I've said some rude things, I won't lie. But at the time, with the utmost honesty, I didn't realize they were rude. This is who I am, I push the envelope, I empower people to think big, to get their truths to their face and embrace who they are. To simply grow a pair, and to be able to take criticism. This world was made for the ready, for heaven's sake, not for the weak. And the people I'm with most of my time should already have figured out that I'm harmless. Yes, I may shock you with what I have to say, but it's only because I want you to be better, I KNOW you can be better. And it's none of my business, I was told. Guess what? If I consider you my friend, it is my business. I want nothing more than the best for you, and if I know you can be better for yourself and inspire those around you, and be as strong and beautiful as you can, I will find a way to tell you.

But apparently everything I've said around a specific clique has been taken in the worst way possible.
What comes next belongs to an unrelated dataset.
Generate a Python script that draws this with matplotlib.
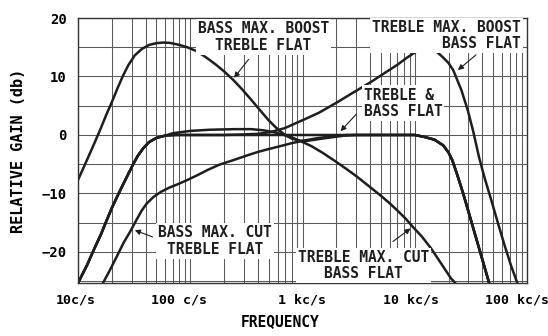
import numpy as np
import matplotlib.pyplot as plt

plt.rcParams['font.family'] = ['DejaVu Sans Mono']

# frequency response curves of the tone control, (c/s, db)
flat_f = [10, 12, 14, 16, 18, 20, 22.5, 25, 28, 31, 34, 38, 43, 50, 60, 75,
          200, 1000, 5000, 10000, 12000, 15000, 18000, 20000, 21600, 24000,
          27000, 31600, 38000, 46000]
flat_db = [-25.3, -22.3, -19.4, -17, -14.6, -12.5, -10.4, -8.6, -6.7, -5.0,
           -3.6, -2.3, -1.2, -0.5, -0.1, 0, 0, 0, 0, 0, -0.3, -0.8, -1.8,
           -3.0, -4.3, -6.9, -10.0, -14.5, -19.8, -25.3]

bass_boost_f = [10, 12, 14, 16, 18, 20, 22.5, 25, 28, 32, 37, 43, 50, 57, 66,
                80, 94, 115, 140, 170, 205, 242, 290, 350, 420, 500, 600, 700,
                800, 950, 1100, 1400, 1800, 2400, 3000, 10000, 12000, 15000,
                18000, 20000, 21600, 24000, 27000, 31600, 38000, 46000]
bass_boost_db = [-7.7, -4.3, -1.4, 1.2, 3.6, 5.6, 8.0, 10.0, 11.9, 13.6, 14.7,
                 15.4, 15.7, 15.8, 15.75, 15.4, 15.0, 14.3, 13.2, 12.0, 10.7,
                 9.4, 7.8, 6.0, 4.2, 2.5, 1.0, 0.0, -0.6, -1.0, -1.0, -0.7,
                 -0.4, -0.1, 0, 0, -0.3, -0.8, -1.8, -3.0, -4.3, -6.9, -10.0,
                 -14.5, -19.8, -25.3]

bass_cut_f = [16.7, 19, 22, 25.5, 29, 33, 37, 41, 47, 55, 65, 80, 94, 115,
              142, 180, 242, 320, 400, 500, 636, 800, 1000, 1300, 1700, 2500,
              10000, 12000, 15000, 18000, 20000, 21600, 24000, 27000, 31600,
              38000, 46000]
bass_cut_db = [-25.3, -23.3, -20.9, -18.4, -16.6, -14.6, -12.9, -11.7, -10.6,
               -9.7, -9.0, -8.3, -7.7, -6.9, -6.0, -5.1, -4.3, -3.5, -2.9,
               -2.4, -1.9, -1.4, -1.0, -0.6, -0.3, 0, 0, -0.3, -0.8, -1.8,
               -3.0, -4.3, -6.9, -10.0, -14.5, -19.8, -25.3]

treble_boost_f = [10, 12, 14, 16, 18, 20, 22.5, 25, 28, 31, 34, 38, 43, 50, 60,
                  75, 200, 300, 400, 520, 700, 1020, 1400, 2000, 2800, 4100,
                  5500, 7000, 8500, 10000, 11300, 12500, 14000, 16000, 18000,
                  20000, 22000, 26000, 29600, 33000, 37400, 42000, 48000,
                  55000, 63000, 72000, 82000]
treble_boost_db = [-25.3, -22.3, -19.4, -17, -14.6, -12.5, -10.4, -8.6, -6.7,
                   -5.0, -3.6, -2.3, -1.2, -0.5, -0.1, 0, 0, 0.1, 0.2, 0.5,
                   1.2, 2.6, 3.8, 5.5, 7.2, 9.1, 10.7, 12.0, 13.2, 14.1, 14.6,
                   14.8, 14.7, 14.1, 13.2, 12.3, 11.1, 7.7, 4.3, 0.8, -3.8,
                   -7.4, -11.1, -15.0, -18.8, -22.3, -25.3]

treble_cut_f = [10, 12, 14, 16, 18, 20, 22.5, 25, 28, 31, 34, 38, 43, 50, 60,
                70, 100, 150, 250, 350, 450, 550, 650, 800, 1000, 1200, 1500,
                2000, 2500, 3000, 4000, 5000, 6000, 7000, 8300, 9600, 11500,
                14000, 17500, 21000, 23000]
treble_cut_db = [-25.3, -22.3, -19.4, -17, -14.6, -12.5, -10.4, -8.6, -6.7,
                 -5.0, -3.6, -2.3, -1.2, -0.5, -0.1, 0.3, 0.7, 0.9, 1.0, 1.0,
                 0.8, 0.5, 0.15, -0.4, -1.2, -1.9, -3.0, -4.6, -5.9, -7.0,
                 -8.9, -10.4, -11.7, -12.9, -14.3, -15.7, -17.3, -19.4, -22.2,
                 -24.5, -25.3]

tick_pos = [10, 100, 1000, 10000, 100000]
tick_label_pos = [9.6, 80, 980, 9200, 81500]
tick_labels = ['10c/s', '100 c/s', '1 kc/s', '10 kc/s', '100 kc/s']
db_ticks = [-20, -10, 0, 10, 20]

fig = plt.figure(figsize=(5.48, 3.36), dpi=100)
ax = fig.add_axes([78 / 548, 53 / 336, 449 / 548, 265 / 336])

ax.set_xscale('log')
ax.set_xlim(10, 100000)
ax.set_ylim(-25.3, 20)

# graph paper grid
ax.set_xticks(tick_pos)
ax.set_xticklabels([])
minor = [m * d for d in [10, 100, 1000, 10000] for m in range(2, 10)]
ax.set_xticks(minor, minor=True)
ax.xaxis.set_minor_formatter(plt.NullFormatter())
ax.set_yticks(db_ticks)
ax.set_yticklabels(['\u221220', '\u221210', '0', '10', '20'], fontsize=10,
                   fontweight='bold')
ax.set_yticks(np.arange(-25, 21, 5), minor=True)
ax.tick_params(which='both', length=0, pad=8)
ax.grid(which='both', color='#5a5a5a', lw=0.75)
ax.set_axisbelow(True)
for s in ax.spines.values():
    s.set_color('#333333')
    s.set_linewidth(1.0)

for x, lab in zip(tick_label_pos, tick_labels):
    ax.text(x, -0.066, lab, transform=ax.get_xaxis_transform(), ha='center',
            va='center', fontsize=9.5, fontweight='bold')

ink = '#1e1e1e'
for f, db in [(flat_f, flat_db), (bass_boost_f, bass_boost_db),
              (bass_cut_f, bass_cut_db), (treble_boost_f, treble_boost_db),
              (treble_cut_f, treble_cut_db)]:
    ax.plot(f, db, color=ink, lw=1.8, solid_joinstyle='round',
            solid_capstyle='round')

box = dict(facecolor='white', edgecolor='none', pad=1.5)
txt = dict(fontsize=10.5, fontweight='bold', color=ink, linespacing=1.15,
           bbox=box, zorder=4)
arrow = dict(arrowstyle='-|>', color=ink, lw=0.8, mutation_scale=8)

ax.text(449, 16.8, 'BASS MAX. BOOST\nTREBLE FLAT', ha='center', va='center',
        multialignment='center', **txt)
ax.annotate('', xy=(237, 9.4), xytext=(343, 13.3), arrowprops=arrow, zorder=5)

ax.text(88600, 17.0, 'TREBLE MAX. BOOST\nBASS FLAT', ha='right', va='center',
        multialignment='right', **txt)
ax.annotate('', xy=(23200, 10.8), xytext=(36700, 14.0), arrowprops=arrow, zorder=5)

ax.text(3500, 5.4, 'TREBLE &\nBASS FLAT', ha='left', va='center',
        multialignment='left', **txt)
ax.annotate('', xy=(2100, 0.3), xytext=(3130, 3.9), arrowprops=arrow, zorder=5)

ax.text(167, -18.1, 'BASS MAX. CUT\nTREBLE FLAT', ha='center', va='center',
        multialignment='center', **txt)
ax.annotate('', xy=(30.4, -16.1), xytext=(48.7, -17.6), arrowprops=arrow, zorder=5)

ax.text(3500, -22.3, 'TREBLE MAX. CUT\nBASS FLAT', ha='center', va='center',
        multialignment='center', **txt)
ax.annotate('', xy=(9600, -15.7), xytext=(6100, -18.5), arrowprops=arrow, zorder=5)

ax.set_ylabel('RELATIVE GAIN (db)', fontsize=11, fontweight='bold', labelpad=11)
fig.text(280 / 548, 14 / 336, 'FREQUENCY', ha='center', va='center',
         fontsize=10.5, fontweight='bold')

fig.savefig('out.png', dpi=100)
My words and actions have been turned and I have been seen in a very unflattering light. I've been portrayed as manipulative, conniving, plotting, you name it, that was me. I feel like nothing I can do at this point can fix this. All I can do is apologize, hope that the wall they have probably formulated in their minds has at least a small window in it that I can at least leave my side of the story bundled up beside, waiting to be heard and believed.

When I discuss the issue with friends that know the matter, I'm inevitably told the same thing. "Let that rubbish go, you don't need to prove yourself to anyone. You have your friends that know who you are, and if these people have a preconceived notion of who you are, nothing that you say will change that". "They're not worse, but they're not better than you, either. They've probably said things about us, too, and they're most likely not stressing out about this in the least."
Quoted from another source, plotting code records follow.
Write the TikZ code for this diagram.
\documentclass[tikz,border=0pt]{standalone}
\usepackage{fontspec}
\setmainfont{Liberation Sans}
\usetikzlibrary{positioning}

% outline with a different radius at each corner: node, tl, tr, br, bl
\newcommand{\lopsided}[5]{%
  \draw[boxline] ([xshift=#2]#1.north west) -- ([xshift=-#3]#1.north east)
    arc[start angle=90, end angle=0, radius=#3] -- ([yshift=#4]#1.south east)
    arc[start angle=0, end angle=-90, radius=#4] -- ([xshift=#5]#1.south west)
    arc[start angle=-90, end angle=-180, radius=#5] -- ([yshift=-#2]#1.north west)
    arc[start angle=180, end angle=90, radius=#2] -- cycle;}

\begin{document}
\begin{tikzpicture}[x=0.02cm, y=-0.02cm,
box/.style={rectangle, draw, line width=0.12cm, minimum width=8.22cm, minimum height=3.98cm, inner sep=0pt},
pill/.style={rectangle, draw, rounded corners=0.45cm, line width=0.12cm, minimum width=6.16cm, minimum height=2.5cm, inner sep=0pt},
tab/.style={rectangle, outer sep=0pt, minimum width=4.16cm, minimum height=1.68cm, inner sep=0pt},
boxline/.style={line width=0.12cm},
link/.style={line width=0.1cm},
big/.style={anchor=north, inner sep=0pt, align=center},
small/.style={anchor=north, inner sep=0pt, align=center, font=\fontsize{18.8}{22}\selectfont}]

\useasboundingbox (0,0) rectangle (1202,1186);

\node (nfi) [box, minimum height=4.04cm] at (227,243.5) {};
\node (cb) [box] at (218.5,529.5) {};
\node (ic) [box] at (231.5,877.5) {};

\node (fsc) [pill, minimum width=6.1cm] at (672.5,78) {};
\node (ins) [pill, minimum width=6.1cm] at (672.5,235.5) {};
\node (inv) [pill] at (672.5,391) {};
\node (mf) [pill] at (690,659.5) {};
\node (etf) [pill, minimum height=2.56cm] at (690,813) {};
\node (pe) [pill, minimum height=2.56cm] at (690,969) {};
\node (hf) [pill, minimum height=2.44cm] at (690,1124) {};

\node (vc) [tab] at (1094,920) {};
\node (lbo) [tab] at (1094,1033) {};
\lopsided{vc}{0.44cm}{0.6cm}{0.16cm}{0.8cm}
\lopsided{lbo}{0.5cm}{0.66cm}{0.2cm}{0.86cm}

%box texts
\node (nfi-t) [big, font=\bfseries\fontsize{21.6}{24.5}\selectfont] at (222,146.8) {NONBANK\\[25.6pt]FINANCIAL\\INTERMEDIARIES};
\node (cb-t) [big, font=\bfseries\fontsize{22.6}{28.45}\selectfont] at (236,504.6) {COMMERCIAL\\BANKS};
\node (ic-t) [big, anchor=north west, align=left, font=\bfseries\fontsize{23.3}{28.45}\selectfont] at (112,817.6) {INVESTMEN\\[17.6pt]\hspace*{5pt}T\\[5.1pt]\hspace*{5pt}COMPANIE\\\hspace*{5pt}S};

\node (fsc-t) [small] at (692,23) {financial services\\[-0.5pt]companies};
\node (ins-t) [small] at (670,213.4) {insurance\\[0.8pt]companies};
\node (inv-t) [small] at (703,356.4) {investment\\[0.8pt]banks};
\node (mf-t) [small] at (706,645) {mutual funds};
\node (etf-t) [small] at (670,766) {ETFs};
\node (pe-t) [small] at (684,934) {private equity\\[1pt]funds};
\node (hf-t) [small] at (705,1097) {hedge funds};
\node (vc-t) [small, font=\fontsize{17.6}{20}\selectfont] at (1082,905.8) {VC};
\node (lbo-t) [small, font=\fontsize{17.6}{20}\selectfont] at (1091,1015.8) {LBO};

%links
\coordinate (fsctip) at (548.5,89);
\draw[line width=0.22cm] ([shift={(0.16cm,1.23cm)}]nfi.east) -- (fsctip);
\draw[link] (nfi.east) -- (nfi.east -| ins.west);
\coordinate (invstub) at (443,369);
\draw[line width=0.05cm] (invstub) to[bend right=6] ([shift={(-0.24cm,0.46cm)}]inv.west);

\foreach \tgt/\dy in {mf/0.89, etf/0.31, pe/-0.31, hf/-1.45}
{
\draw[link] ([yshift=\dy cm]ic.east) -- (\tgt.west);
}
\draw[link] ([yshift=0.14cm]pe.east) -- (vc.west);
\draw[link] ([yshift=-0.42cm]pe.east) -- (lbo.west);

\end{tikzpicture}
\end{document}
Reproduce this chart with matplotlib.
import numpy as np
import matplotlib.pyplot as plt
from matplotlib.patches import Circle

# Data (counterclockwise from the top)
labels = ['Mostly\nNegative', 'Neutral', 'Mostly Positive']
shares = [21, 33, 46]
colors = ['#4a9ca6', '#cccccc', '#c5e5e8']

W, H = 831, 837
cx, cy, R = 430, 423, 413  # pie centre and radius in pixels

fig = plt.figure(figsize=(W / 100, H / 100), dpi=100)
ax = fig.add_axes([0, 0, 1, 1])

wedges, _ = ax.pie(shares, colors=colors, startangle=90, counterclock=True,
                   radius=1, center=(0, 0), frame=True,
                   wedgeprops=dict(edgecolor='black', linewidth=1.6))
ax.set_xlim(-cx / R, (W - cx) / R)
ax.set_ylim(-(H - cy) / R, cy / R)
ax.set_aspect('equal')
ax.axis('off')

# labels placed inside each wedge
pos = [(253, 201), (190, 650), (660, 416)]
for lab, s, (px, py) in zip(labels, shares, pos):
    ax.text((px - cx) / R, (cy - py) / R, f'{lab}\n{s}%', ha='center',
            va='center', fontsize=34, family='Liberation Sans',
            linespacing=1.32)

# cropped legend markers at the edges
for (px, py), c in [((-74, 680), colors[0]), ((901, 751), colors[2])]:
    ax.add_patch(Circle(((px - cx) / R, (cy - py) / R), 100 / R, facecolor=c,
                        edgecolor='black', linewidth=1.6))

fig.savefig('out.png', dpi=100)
But I'm not one to just not care. I believe in the power of clarity, of closure and of acceptance. If I can as much as show at least one of these people, which I happen to respect for who they are, that above all else I never meant to make this personal or make to make them feel excluded afterward, or even so much as that my intentions have never had an ulterior motive, that'll be enough for me. And who knows, maybe they'll get and keep something positive from it too.

I know I'll never get answers to questions that have lingered for so long, and I'll figure out a way to make my peace with it. But it hurts. It hurts with an intensity, that I can't help but believe I must have been a VERY bad person in my previous life, and I'm paying for it harshly in this one. I've tried to confront, and to clear things up, and have had the opportunity denied to me like a door shut in my face on so many occasions. If this has been going on for eight months because of a series of misunderstandings, it would crush me. But I'll never know.

Eight months... Unbelievable. In the end, I assure you, I'd rather be called a drama-queen, than a coward. "This too shall pass.", they say. I'm sure it's correct. I just hope that by the time it does, no one's left wondering if what they did was right. Or wondering if they just threw away one of the greatest friendships they could ever have, all because they decided to keep quiet.